From:        Julia Crockett <This email address is being protected from spambots. You need JavaScript enabled to view it.>

Date:         April 21, 2014 at 3:51:50 PM EDT

Subject:    The Battle to Build Shakespeare’s Globe


Interesting article in The Financial Times


Julia Crockett



The battle to build Shakespeare’s Globe

By Chris Laoutaris


The revealing story of the battle behind the creation of Shakespeare’s Globe


This week marks the 450th anniversary of William Shakespeare’s birth. Yet the way we remember history’s most renowned playwright might have been very different had it not been for a formidable foe.


In November 1596 a woman named Elizabeth Russell declared war on Shakespeare and his theatrical troupe, in the process nearly destroying the dramatist’s career. Russell rarely features in accounts of Shakespeare’s life, yet her actions determined how we think of him today: as the Shakespeare of the Globe Theatre.


In the National Archives in Kew there is a bundle of curious papers, identified by the prosaic reference number SP 12/260. The documents include two petitions to Queen Elizabeth I’s Privy Council. The first is headed by Lady Russell and records her endeavour to block the opening of a spectacular new theatre which Shakespeare was about to occupy less than a two-minute walk south of her home in Blackfriars, London. This unassuming manuscript discloses a scarcely believable act of betrayal, for among its 31 signatories are Shakespeare’s publisher, Richard Field, and his patron, George Carey, the Lord Hunsdon.
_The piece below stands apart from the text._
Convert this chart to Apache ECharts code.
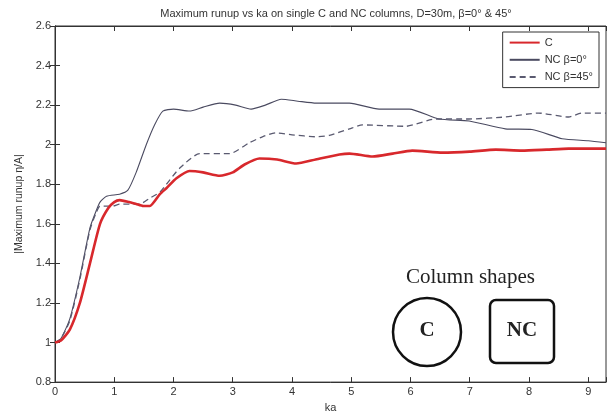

Two folios on from this, another document, apparently in answer to the first, bears the name “Will[ia]m Shakespeare” and is a counter-plea by the playwright and his fellow actors to allow the theatre to open, complaining that the Blackfriars inhabitants’ mission to “shut up” the playhouse has left them with “no other means whereby to maintain their wives and families”. This counter-petition caused a sensation when it was revealed in 1860 to be an elaborate hoax, fabricated some 30 years previously by the notorious forger John Payne Collier. Touched with infamy by association, Russell’s influential petition dropped out of public consciousness, along with her extraordinary story.